The Winner: Bregman Divergence
Think of Bregman as a smart, flexible mold.

  • Unlike the rigid ruler (Euclidean), Bregman understands that in a complex, messy environment (like a real city with hills and valleys), the "distance" between two points isn't always a straight line.
  • It adapts to the shape of the problem. It realized that when a client is "stale," it's not just about how far they are from the current model, but how the information has shifted.
  • Result: In almost every test (whether drawing a city map or predicting the next letter in a story), the Bregman method produced the most accurate final model and got there the fastest. It was the most stable and robust.

The Losers:

  • The Compass (Cosine) and Probability Checkers (KL/Hellinger): These were too sensitive. If a client was even slightly late, these tools freaked out, causing the model to become unstable and inaccurate. They were like a compass that spins wildly in a magnetic storm.
  • The City Block (Manhattan): It was okay, but it was too simple and slow to adapt to the complex curves of the data.

Why Does This Matter?

In the real world, we want to train AI on our phones without sending our private photos to a server. But our phones are different (some are old, some are new), and our internet is spotty.

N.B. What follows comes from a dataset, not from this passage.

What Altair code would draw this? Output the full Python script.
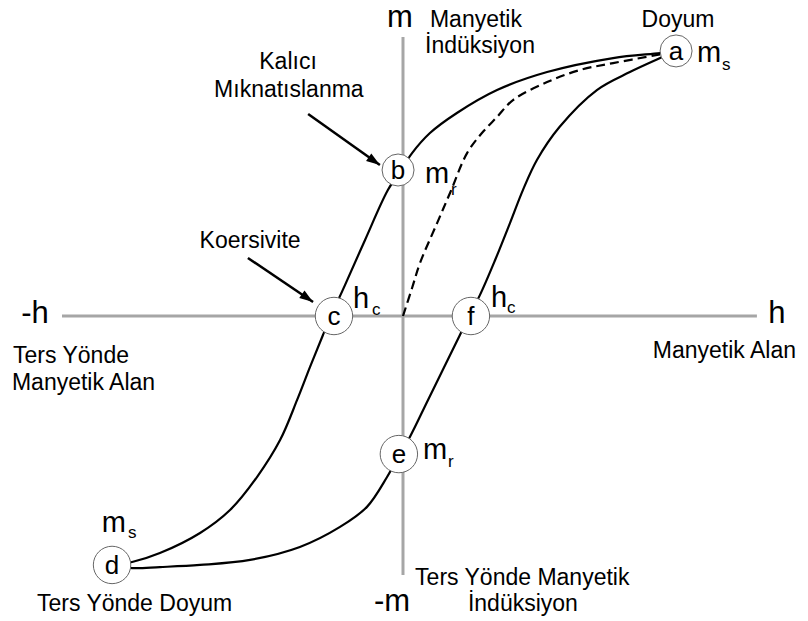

This paper tells us that one size does not fit all.

  • If you use a simple ruler (Euclidean) to manage these updates, you might get a decent result, but you're leaving performance on the table.
  • If you use a flexible, shape-aware tool (Bregman), you can handle the messiness of real life much better. You get a smarter AI, faster, without needing more powerful computers or better internet.

The Takeaway

The authors found that to manage the chaos of asynchronous learning, we shouldn't just measure "how far" an update is from the truth. We need to measure "how differently" it thinks. By using a more sophisticated mathematical tool (Bregman divergence), we can build AI systems that are robust, fast, and ready for the messy reality of the real world.